Coadjute is all about getting rid of the workload and delays in the process that are caused by the involvement of so many parties. Today’s property process involves waiting for documentation, chasing for updates, rekeying data and endless uploading of documents, all of which add to the time and cost of the property transaction. With the Coadjute network, there is greater transparency, a reduced risk of fraud and an accelerated process with significantly less admin. Conveyancers will be able to protect sensitive client data by Coadjute’s encrypted network, which only the conveyancer and the receiving party can see.

Backed by international venture funding, Coadjute intends to roll out across the UK over the next 24 months and is led by former NatWest executive Dan Salmons. He commented,

“This is a huge moment for the UK property market. With so many different parties involved in a property transaction there’s been a desperate need for a way to connect them and speed up the process. Thanks to the leadership of HM Land Registry, and the support of some of many of the leading property software companies, that technology has now arrived.”

Coadjute was formed following a successful initiative in 2018 brought about by HM Land Registry to test the use of blockchain technology in the property market. The founding team behind it spent the next two years piloting the concept with property market businesses including estate agents, conveyancers, software platforms and banks before launching this week. Coadjute’s leadership is further bolstered by its advisory board, which includes Maria Harris (Non-Executive Director of United Trust Bank and Director of Digital Cat Consultancy Ltd.) and Rob Hailstone (CEO of Bold Legal Group).

The Land Registry has hailed the innovation as a milestone in the digitisation of the property market. Deputy Director Eddie Davies said,

“HM Land Registry ran the Digital Street initiative in 2018 to encourage the industry to work together to improve the efficiency of the market. We’re delighted to see Coadjute take this work forward and are happy to be working with them now as they bring their network to market.”

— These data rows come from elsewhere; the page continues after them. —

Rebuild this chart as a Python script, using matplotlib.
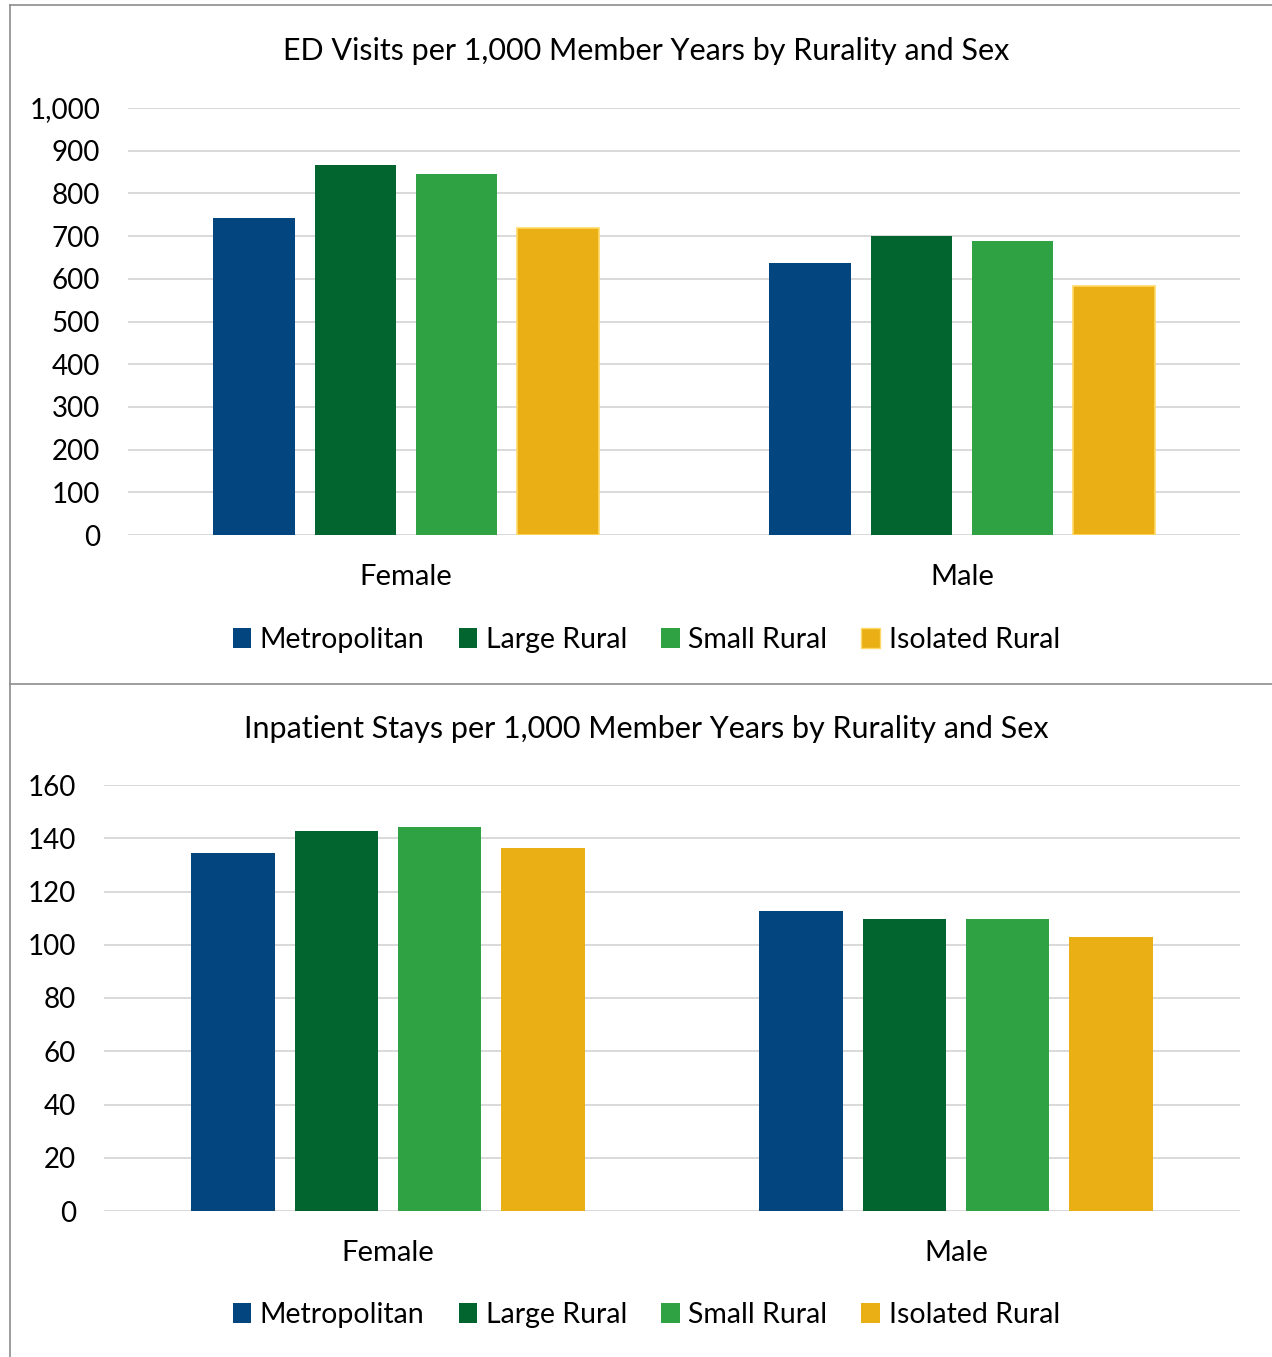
import numpy as np
import matplotlib.pyplot as plt
from matplotlib.lines import Line2D
from matplotlib.patches import Patch

plt.rcParams["font.family"] = ["Lato", "DejaVu Sans"]

# Data
sexes = ["Female", "Male"]
groups = ["Metropolitan", "Large Rural", "Small Rural", "Isolated Rural"]
colors = ["#03467F", "#02652F", "#2FA344", "#E9AF14"]

ed_visits = {
    "Metropolitan": [742, 637],
    "Large Rural": [866, 700],
    "Small Rural": [845, 688],
    "Isolated Rural": [719, 583],
}
inpatient = {
    "Metropolitan": [134.5, 112.7],
    "Large Rural": [142.7, 109.5],
    "Small Rural": [144.2, 109.5],
    "Isolated Rural": [136.3, 103.0],
}

ed_ticks = np.arange(0, 1001, 100)
ip_ticks = np.arange(0, 161, 20)

W, H = 1272, 1357
fig = plt.figure(figsize=(W / 100, H / 100), dpi=100)


def draw_panel(rect, data, ticks, title, title_y, legend_y, edge_iso):
    ax = fig.add_axes(rect)
    x = np.arange(len(sexes))
    pitch = 0.182
    width = 0.147
    for i, g in enumerate(groups):
        ec = "#FFD966" if (edge_iso and g == "Isolated Rural") else "none"
        ax.bar(x + (i - 1.5) * pitch, data[g], width, color=colors[i],
               edgecolor=ec, linewidth=1.2, zorder=3)
    ax.set_xlim(-0.5, 1.5)
    ax.set_ylim(ticks[0], ticks[-1])
    ax.set_yticks(ticks)
    ax.set_yticklabels([f"{t:,}" for t in ticks])
    ax.set_xticks(x)
    ax.set_xticklabels(sexes)
    ax.grid(axis="y", color="#D9D9D9", linewidth=1.4, zorder=0)
    ax.set_axisbelow(True)
    for s in ax.spines.values():
        s.set_visible(False)
    ax.tick_params(axis="y", length=0, labelsize=20, colors="black", pad=20)
    ax.tick_params(axis="x", length=0, labelsize=21, colors="black", pad=21)
    fig.text(0.508, title_y, title, ha="center", va="center", fontsize=22)
    handles = [Patch(facecolor=c, edgecolor=("#FFD966" if (edge_iso and g == "Isolated Rural") else "none"))
               for g, c in zip(groups, colors)]
    fig.legend(handles, groups, loc="center", bbox_to_anchor=(0.508, legend_y),
               ncol=4, frameon=False, fontsize=20.5, handlelength=0.65,
               handleheight=0.65, handletextpad=0.3, columnspacing=1.2)
    return ax


draw_panel([128 / W, 1 - 535 / H, 1112 / W, 427 / H], ed_visits, ed_ticks,
           "ED Visits per 1,000 Member Years by Rurality and Sex",
           1 - 51 / H, 1 - 640 / H, True)
draw_panel([104 / W, 1 - 1211 / H, 1136 / W, 426 / H], inpatient, ip_ticks,
           "Inpatient Stays per 1,000 Member Years by Rurality and Sex",
           1 - 729 / H, 1 - 1315 / H, False)

# panel frames
fc = "#8C8C8C"
lx = 10 / W
fig.add_artist(Line2D([lx, 1], [1 - 5 / H, 1 - 5 / H], color=fc, linewidth=1.2))
fig.add_artist(Line2D([lx, lx], [0, 1 - 5 / H], color=fc, linewidth=1.2))
fig.add_artist(Line2D([lx, 1], [1 - 684 / H, 1 - 684 / H], color=fc, linewidth=1.2))

fig.savefig("out.png", dpi=100)
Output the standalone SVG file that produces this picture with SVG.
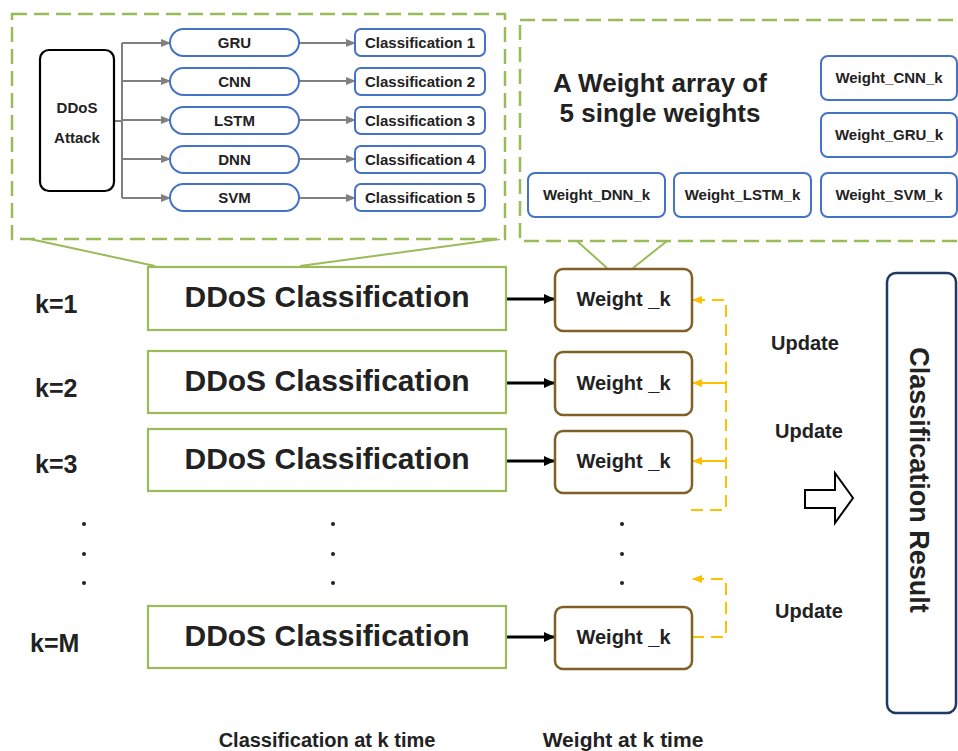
<svg xmlns="http://www.w3.org/2000/svg" width="958" height="751" viewBox="0 0 958 751">
<style>
text{font-family:"Liberation Sans",Arial,sans-serif;font-weight:bold;fill:#222;}
.mid{text-anchor:middle;}
.blue{fill:#fff;stroke:#4472c4;stroke-width:2;}
.green{fill:#fff;stroke:#9bbb59;stroke-width:2.2;}
.brown{fill:#fff;stroke:#7f6026;stroke-width:2.5;}
.dashbox{fill:#fff;stroke:#9bbb59;stroke-width:2.5;stroke-dasharray:15 7;}
.gray{stroke:#808080;stroke-width:2;fill:none;}
.blk{stroke:#000;stroke-width:3;fill:none;}
.yel{stroke:#ffc000;stroke-width:2;fill:none;}
.yd{stroke-dasharray:12 7;}
.dot{fill:#222;}
</style>
<defs>
<marker id="ag" markerWidth="10" markerHeight="10" refX="9" refY="5" orient="auto" markerUnits="userSpaceOnUse"><path d="M0,1 L10,5 L0,9 Z" fill="#808080"/></marker>
<marker id="ab" markerWidth="12" markerHeight="12" refX="11" refY="6" orient="auto" markerUnits="userSpaceOnUse"><path d="M0,1 L11,6 L0,11 Z" fill="#000"/></marker>
<marker id="ay" markerWidth="10" markerHeight="10" refX="9" refY="5" orient="auto" markerUnits="userSpaceOnUse"><path d="M0,1 L10,5 L0,9 Z" fill="#ffc000"/></marker>
</defs>

<!-- callout boxes -->
<g id="callout-left">
<line x1="30" y1="239" x2="155" y2="266" stroke="#9bbb59" stroke-width="2"/>
<line x1="500" y1="239" x2="300" y2="266" stroke="#9bbb59" stroke-width="2"/>
<rect class="dashbox" x="12" y="14" width="493" height="225"/>
</g>
<g id="callout-right">
<line x1="577" y1="241" x2="607" y2="268" stroke="#9bbb59" stroke-width="2"/>
<line x1="667" y1="241" x2="633" y2="268" stroke="#9bbb59" stroke-width="2"/>
<rect class="dashbox" x="520" y="20" width="460" height="221"/>
<text class="mid" x="660" y="92" font-size="26">A Weight array of</text>
<text class="mid" x="660" y="122" font-size="26">5 single weights</text>
</g>

<g id="connectors">
<path class="gray" d="M114,121 H122"/>
<path class="gray" d="M122,43 V198"/>
<path class="gray" d="M122,43 H170" marker-end="url(#ag)"/>
<path class="gray" d="M122,81 H170" marker-end="url(#ag)"/>
<path class="gray" d="M122,120 H170" marker-end="url(#ag)"/>
<path class="gray" d="M122,159 H170" marker-end="url(#ag)"/>
<path class="gray" d="M122,198 H170" marker-end="url(#ag)"/>
<path class="gray" d="M299,43 H355" marker-end="url(#ag)"/>
<path class="gray" d="M299,81 H355" marker-end="url(#ag)"/>
<path class="gray" d="M299,120 H355" marker-end="url(#ag)"/>
<path class="gray" d="M299,159 H355" marker-end="url(#ag)"/>
<path class="gray" d="M299,198 H355" marker-end="url(#ag)"/>
<path class="blk" d="M506,299 H555" marker-end="url(#ab)"/>
<path class="blk" d="M506,383 H555" marker-end="url(#ab)"/>
<path class="blk" d="M506,461 H555" marker-end="url(#ab)"/>
<path class="blk" d="M506,637 H555" marker-end="url(#ab)"/>
<path class="yel yd" d="M691,510 H726 V300 H693" marker-end="url(#ay)"/>
<path class="yel" d="M726,383 H693" marker-end="url(#ay)"/>
<path class="yel" d="M726,461 H693" marker-end="url(#ay)"/>
<path class="yel yd" d="M692,637 H726 V579 H693" marker-end="url(#ay)"/>
<path d="M805,490 H835 V473 L853,498 L835,523 V508 H805 Z" fill="#fff" stroke="#000" stroke-width="2"/>
</g>

<g id="ddos-attack"><rect x="40" y="50" width="74" height="141" rx="9" fill="#fff" stroke="#000" stroke-width="2.2"/>
<text class="mid" x="77" y="113" font-size="15">DDoS</text><text class="mid" x="77" y="143" font-size="15">Attack</text></g>

<g id="gru"><rect class="blue" x="170" y="29" width="129" height="27" rx="13.5"/><text class="mid" x="234.5" y="48" font-size="15">GRU</text></g>
<g id="cnn"><rect class="blue" x="170" y="68" width="129" height="27" rx="13.5"/><text class="mid" x="234.5" y="87" font-size="15">CNN</text></g>
<g id="lstm"><rect class="blue" x="170" y="107" width="129" height="27" rx="13.5"/><text class="mid" x="234.5" y="126" font-size="15">LSTM</text></g>
<g id="dnn"><rect class="blue" x="170" y="146" width="129" height="27" rx="13.5"/><text class="mid" x="234.5" y="165" font-size="15">DNN</text></g>
<g id="svm"><rect class="blue" x="170" y="184" width="129" height="27" rx="13.5"/><text class="mid" x="234.5" y="203" font-size="15">SVM</text></g>

<g id="class1"><rect class="blue" x="355" y="29" width="130" height="27" rx="6"/><text class="mid" x="420" y="48" font-size="15">Classification 1</text></g>
<g id="class2"><rect class="blue" x="355" y="68" width="130" height="27" rx="6"/><text class="mid" x="420" y="87" font-size="15">Classification 2</text></g>
<g id="class3"><rect class="blue" x="355" y="107" width="130" height="27" rx="6"/><text class="mid" x="420" y="126" font-size="15">Classification 3</text></g>
<g id="class4"><rect class="blue" x="355" y="146" width="130" height="27" rx="6"/><text class="mid" x="420" y="165" font-size="15">Classification 4</text></g>
<g id="class5"><rect class="blue" x="355" y="184" width="130" height="27" rx="6"/><text class="mid" x="420" y="203" font-size="15">Classification 5</text></g>

<g id="w-cnn"><rect class="blue" x="821" y="56" width="136" height="44" rx="7"/><text class="mid" x="889" y="83" font-size="15">Weight_CNN_k</text></g>
<g id="w-gru"><rect class="blue" x="821" y="113" width="136" height="44" rx="7"/><text class="mid" x="889" y="140" font-size="15">Weight_GRU_k</text></g>
<g id="w-dnn"><rect class="blue" x="528" y="173" width="137" height="44" rx="7"/><text class="mid" x="596.5" y="200" font-size="15">Weight_DNN_k</text></g>
<g id="w-lstm"><rect class="blue" x="674" y="173" width="137" height="44" rx="7"/><text class="mid" x="742.5" y="200" font-size="15">Weight_LSTM_k</text></g>
<g id="w-svm"><rect class="blue" x="821" y="173" width="136" height="44" rx="7"/><text class="mid" x="889" y="200" font-size="15">Weight_SVM_k</text></g>

<g id="k-labels">
<text x="35" y="313" font-size="25">k=1</text>
<text x="35" y="397" font-size="25">k=2</text>
<text x="35" y="473" font-size="25">k=3</text>
<text x="30" y="652" font-size="25">k=M</text>
</g>

<g id="dc1"><rect class="green" x="148" y="267" width="358" height="63"/><text class="mid" x="327" y="307" font-size="30">DDoS Classification</text></g>
<g id="dc2"><rect class="green" x="148" y="351" width="358" height="62"/><text class="mid" x="327" y="391" font-size="30">DDoS Classification</text></g>
<g id="dc3"><rect class="green" x="148" y="429" width="358" height="62"/><text class="mid" x="327" y="469" font-size="30">DDoS Classification</text></g>
<g id="dcM"><rect class="green" x="148" y="606" width="358" height="62"/><text class="mid" x="327" y="646" font-size="30">DDoS Classification</text></g>

<g id="w1"><rect class="brown" x="555" y="269" width="137" height="62" rx="8"/><text class="mid" x="623.5" y="306" font-size="20">Weight _k</text></g>
<g id="w2"><rect class="brown" x="555" y="352" width="137" height="63" rx="8"/><text class="mid" x="623.5" y="390" font-size="20">Weight _k</text></g>
<g id="w3"><rect class="brown" x="555" y="431" width="137" height="62" rx="8"/><text class="mid" x="623.5" y="468" font-size="20">Weight _k</text></g>
<g id="wM"><rect class="brown" x="555" y="607" width="137" height="62" rx="8"/><text class="mid" x="623.5" y="644" font-size="20">Weight _k</text></g>

<g id="dots">
<circle class="dot" cx="84" cy="524" r="2"/><circle class="dot" cx="84" cy="554" r="2"/><circle class="dot" cx="84" cy="583" r="2"/>
<circle class="dot" cx="333" cy="524" r="2"/><circle class="dot" cx="333" cy="554" r="2"/><circle class="dot" cx="333" cy="583" r="2"/>
<circle class="dot" cx="622" cy="524" r="2"/><circle class="dot" cx="622" cy="554" r="2"/><circle class="dot" cx="622" cy="583" r="2"/>
</g>

<g id="updates">
<text x="771" y="350" font-size="20">Update</text>
<text x="775" y="438" font-size="20">Update</text>
<text x="775" y="618" font-size="20">Update</text>
</g>

<g id="result"><rect x="887" y="273" width="69" height="440" rx="9" fill="#fff" stroke="#203864" stroke-width="2.5"/>
<text class="mid" transform="translate(910,480) rotate(90)" font-size="27">Classification Result</text></g>

<g id="bottom-labels">
<text class="mid" x="327" y="747" font-size="20">Classification at k time</text>
<text class="mid" x="623" y="747" font-size="21">Weight at k time</text>
</g>
</svg>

The first live property deal on the network is the sale of a 3-bedroom house in Kent. The property is being sold by estate agent Quealy & Co, and Dee Quealy commented,

“Reducing the time taken to complete a deal is critical to the success of an estate agency. Using our existing software to co-operate with other parties via the Coadjute network, we can now complete transactions much faster and reduce the chance of a deal collapsing.

We’ll also be able to offer an even better experience for our customers by always having a synchronised view of the property transaction to provide instant, real-time updates. We are passionate about trying to reduce the length of time a transaction takes, the uncertainty, dashed hopes and expectations and money wasted and the Coadjute platform is groundbreaking in terms of the transparency and speed it brings to the process.”

Angelo Piccirillo, Founder and Senior Partner at AVRillo, who acted as the conveyancers for the seller, added:

“We are very selective about who we partner with and are delighted to join the Coadjute Network. Their ground-breaking solution is exactly what our innovative team has been looking for to take AVRillo’s client experience to the next level. Coadjute has come prepared to improve the way the industry works.”

“The conveyancing industry has been in need of data transparency for many years and Coadjute’s solution will benefit everyone involved. We’re really excited to be working with Coadjute on transforming the industry,”

said Craig Matthews, CEO of Osprey Approach.

Martin MacDuff is Managing Director of Redbrick Solutions, another software provider signed up to Coadjute, concluded:

“We are pleased and proud to be part of this very exciting initiative which will significantly revolutionise the home buying process for the benefit of the consumer and all the professionals involved. Linking all these parties digitally will see a far more transparent and speedy process for everyone involved.”


  • test

    “Coadjute is all about getting rid of the workload and delays in the process that are caused by the involvement of so many parties. Today’s property process involves waiting for documentation, chasing for updates, rekeying data and endless uploading of documents, all of which add to the time and cost of the property transaction.”

    I worked on the country’s first serious consumer research on conveyancing more than 50 years ago. Radical change is essential but as elusive as soccer success. And too large and complex for single leadership. I have great respect for HMLR but (for example) registration of title has been ongoing since 1862 without shootout.

    To my mind the UK should concentrate on 4 essential issues. With progress these can be collated and lesser issues brought in (if they do not fall into place voluntarily) using technology. Two are mentioned in the above quote

    First Address “so many parties” at source.

    Yours is a very useful start but eventually we need to move from using technology to mitigate fragmentation to elimination. Home brokerage should replace chains with brokers taking on any seller’s existing home and other aspects of moving. This could have great advantages for national stock improvement (e.g. fire safety).

    I would prefer to see insurers fulfilling the role. They have the ability to mobilise funding, a long relationship with residential investment, know about risk and seem to be having success with equity release where they deal directly with the consumer.

    Secondly Replace reactive information hunting with technology driven proactivity. Make information consumer-friendly and downloadable instantly in the process

    Thirdly Replace lawyers who look for faults in others’ work with transaction managers who seek the best result for all those involved. Many homes are subject such an approach. Construction contracts are often subject to sub-contracting provisions creating potential cash flow problems for continuity of work. Architects can be contractually and professionally required to take a best overall solution when certifying satisfactory completion of works. “My home is my castle” needs to change to a spirit of co-operation.

    Fourthly Replace numerous professionals with each home having single, comprehensive insurance cover for the skills they should have

    Keep up the good work

    John Harvey

    • test

      Thank you for your comments, John.

      At Coadjute, we believe in offering connectivity across the market and if the network enables others to innovate and indeed improve current processes, we will continue to support the industry as it evolves.